Reproduce each line from the records that holds "this".

(Records with drawing code)
========================================================================

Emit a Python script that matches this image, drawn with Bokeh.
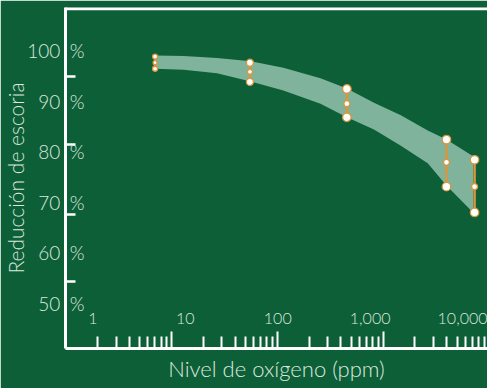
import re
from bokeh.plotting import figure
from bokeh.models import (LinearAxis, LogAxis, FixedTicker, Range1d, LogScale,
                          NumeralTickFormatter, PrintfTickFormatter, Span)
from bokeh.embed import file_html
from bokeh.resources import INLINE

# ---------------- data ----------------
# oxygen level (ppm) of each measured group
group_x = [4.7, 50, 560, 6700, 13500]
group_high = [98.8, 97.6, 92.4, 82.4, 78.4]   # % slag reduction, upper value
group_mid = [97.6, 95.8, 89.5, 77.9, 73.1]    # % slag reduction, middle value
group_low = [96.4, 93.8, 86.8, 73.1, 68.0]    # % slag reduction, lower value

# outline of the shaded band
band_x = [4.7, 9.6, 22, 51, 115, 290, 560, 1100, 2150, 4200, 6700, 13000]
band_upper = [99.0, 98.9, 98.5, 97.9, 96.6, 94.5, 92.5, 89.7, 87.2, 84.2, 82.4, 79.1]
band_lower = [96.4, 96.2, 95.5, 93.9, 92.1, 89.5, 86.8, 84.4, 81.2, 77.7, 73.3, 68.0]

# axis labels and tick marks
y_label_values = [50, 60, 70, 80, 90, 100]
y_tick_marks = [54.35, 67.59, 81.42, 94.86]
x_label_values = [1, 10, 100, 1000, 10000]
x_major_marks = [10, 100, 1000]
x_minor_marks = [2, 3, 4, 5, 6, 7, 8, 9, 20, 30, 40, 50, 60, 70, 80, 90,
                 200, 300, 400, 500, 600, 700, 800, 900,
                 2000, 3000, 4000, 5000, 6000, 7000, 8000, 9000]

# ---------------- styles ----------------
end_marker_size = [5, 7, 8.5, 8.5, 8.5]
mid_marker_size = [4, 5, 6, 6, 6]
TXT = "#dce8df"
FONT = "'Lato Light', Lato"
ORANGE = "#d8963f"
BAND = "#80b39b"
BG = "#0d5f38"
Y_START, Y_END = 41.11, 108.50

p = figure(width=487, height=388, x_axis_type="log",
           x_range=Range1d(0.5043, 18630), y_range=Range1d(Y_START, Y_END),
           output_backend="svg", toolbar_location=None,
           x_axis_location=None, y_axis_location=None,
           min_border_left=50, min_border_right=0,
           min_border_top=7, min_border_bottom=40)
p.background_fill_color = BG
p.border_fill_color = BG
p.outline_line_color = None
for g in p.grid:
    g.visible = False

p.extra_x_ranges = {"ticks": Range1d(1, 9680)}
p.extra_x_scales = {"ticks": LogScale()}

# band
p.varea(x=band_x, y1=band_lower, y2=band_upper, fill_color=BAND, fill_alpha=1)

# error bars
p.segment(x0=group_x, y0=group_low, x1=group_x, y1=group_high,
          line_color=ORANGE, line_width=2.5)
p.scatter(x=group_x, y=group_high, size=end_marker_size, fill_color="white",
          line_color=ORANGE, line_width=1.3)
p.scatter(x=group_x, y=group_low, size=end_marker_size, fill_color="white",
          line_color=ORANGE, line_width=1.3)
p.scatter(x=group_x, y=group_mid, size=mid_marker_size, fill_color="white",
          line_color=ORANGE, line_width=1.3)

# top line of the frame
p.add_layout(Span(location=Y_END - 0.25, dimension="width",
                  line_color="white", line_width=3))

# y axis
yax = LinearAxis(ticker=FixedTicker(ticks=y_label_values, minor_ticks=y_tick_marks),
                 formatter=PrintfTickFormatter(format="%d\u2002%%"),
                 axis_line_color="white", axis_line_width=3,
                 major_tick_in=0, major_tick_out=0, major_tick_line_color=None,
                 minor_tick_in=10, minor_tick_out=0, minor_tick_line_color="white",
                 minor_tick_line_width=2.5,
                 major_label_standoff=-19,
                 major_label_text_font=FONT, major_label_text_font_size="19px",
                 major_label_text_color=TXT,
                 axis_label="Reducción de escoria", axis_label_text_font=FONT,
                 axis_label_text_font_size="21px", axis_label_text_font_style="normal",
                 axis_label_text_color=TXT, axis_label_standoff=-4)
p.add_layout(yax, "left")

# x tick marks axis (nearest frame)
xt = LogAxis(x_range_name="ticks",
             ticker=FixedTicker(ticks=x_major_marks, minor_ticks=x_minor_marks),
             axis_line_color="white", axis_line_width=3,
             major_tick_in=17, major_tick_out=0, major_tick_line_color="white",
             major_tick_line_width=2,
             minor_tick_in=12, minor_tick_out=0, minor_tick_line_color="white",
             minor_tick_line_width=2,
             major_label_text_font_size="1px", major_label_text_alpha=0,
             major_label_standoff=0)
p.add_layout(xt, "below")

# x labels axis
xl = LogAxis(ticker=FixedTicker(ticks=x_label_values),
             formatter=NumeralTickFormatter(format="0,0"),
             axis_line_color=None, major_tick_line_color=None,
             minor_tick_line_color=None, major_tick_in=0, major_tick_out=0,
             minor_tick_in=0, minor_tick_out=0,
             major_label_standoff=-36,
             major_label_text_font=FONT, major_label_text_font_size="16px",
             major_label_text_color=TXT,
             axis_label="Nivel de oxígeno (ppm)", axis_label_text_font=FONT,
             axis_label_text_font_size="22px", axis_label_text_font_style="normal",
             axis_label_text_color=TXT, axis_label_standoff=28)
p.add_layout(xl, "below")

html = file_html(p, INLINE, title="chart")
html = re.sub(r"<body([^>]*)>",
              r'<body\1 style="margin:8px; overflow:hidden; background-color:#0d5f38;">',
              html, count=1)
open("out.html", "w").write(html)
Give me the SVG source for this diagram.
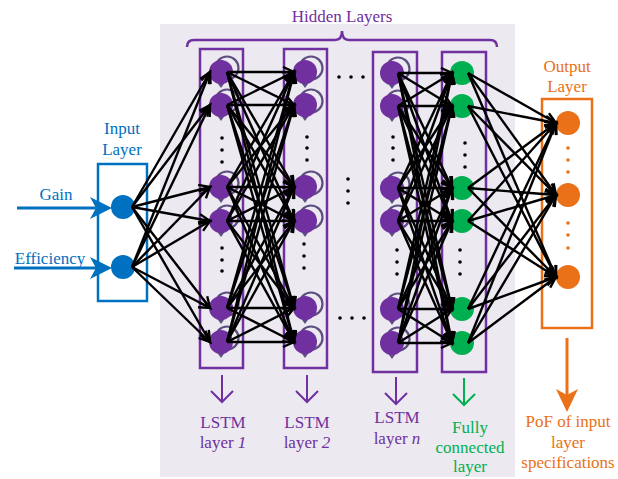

========================================================================

**RESPONSE TO THE TASK**
Emit a Python script that matches this image, drawn with Bokeh.
Give me the SVG source for this diagram.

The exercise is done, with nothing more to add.